Neige épaisse, blanche, cristallisée, admirable. Les arbres, les buissons, les moindres broussailles sont des bouquets de diamants: à un moment, tout est bleu. Chère nature, tu es belle en vain! Je te regarde comme te regardent les oiseaux, qui sont tristes parce qu'ils ont froid. Moi, j'ai encore un bon feu qui m'attend dans ma chambre, mais j'ai froid dans le coeur pour ceux qui n'ont pas de feu, et, chose bizarre, mon corps ne se réchauffe pas. Je me brûle les mains en me demandant si je suis morte, et si l'on peut penser et souffrir étant mort.
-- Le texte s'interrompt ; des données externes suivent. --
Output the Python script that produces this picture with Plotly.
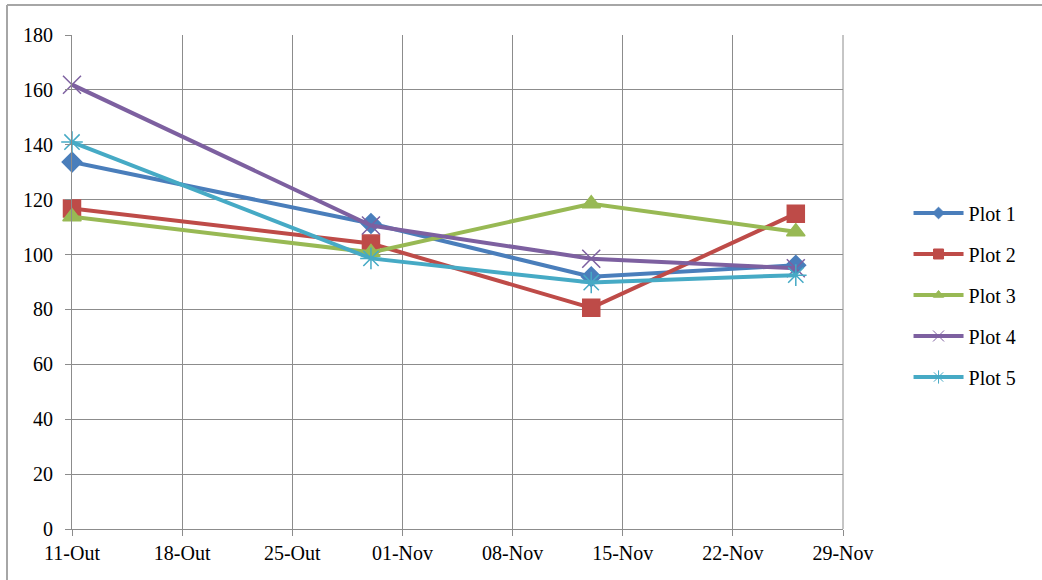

Rouen se justifie et donne un démenti formel à ceux qui l'ont accusé de s'être vendu. J'en étais sûre!

10 janvier.

C'est l'anniversaire d'Aurore. Sa soeur vient à bout de lui faire un bouquet avec trois fleurettes épargnées par la gelée dans la serre abandonnée. Triste bouquet dans les petites mains roses de Gabrielle! Elles s'embrassent follement, elles s'aiment, elles ne savent pas qu'on peut être malheureux. Nos pauvres enfants! nous tâcherons de vivre pour elles; mais nous ne pourrions plus le leur promettre. Maurice ne veut à aucun prix s'éloigner du danger. Nous y resterons, lui et moi, car je ne veux pas le quitter. Je le lui promets pourtant, mais je ne m'en irai pas. Du moment que cela est décidé avec moi-même, je suis très-calme.

On annonce des victoires sur tous les points. Faut-il encore espérer? Nous le voulons bien, mon Dieu!

 
Mercredi 11.

La neige est toujours plus belle. Aurore en est très-frappée et voudrait se coucher dedans! Elle dit qu'elle irait bien avec les soldats pour jouir de ce plaisir-là. Comme l'enfance a des idées cruelles sans le savoir!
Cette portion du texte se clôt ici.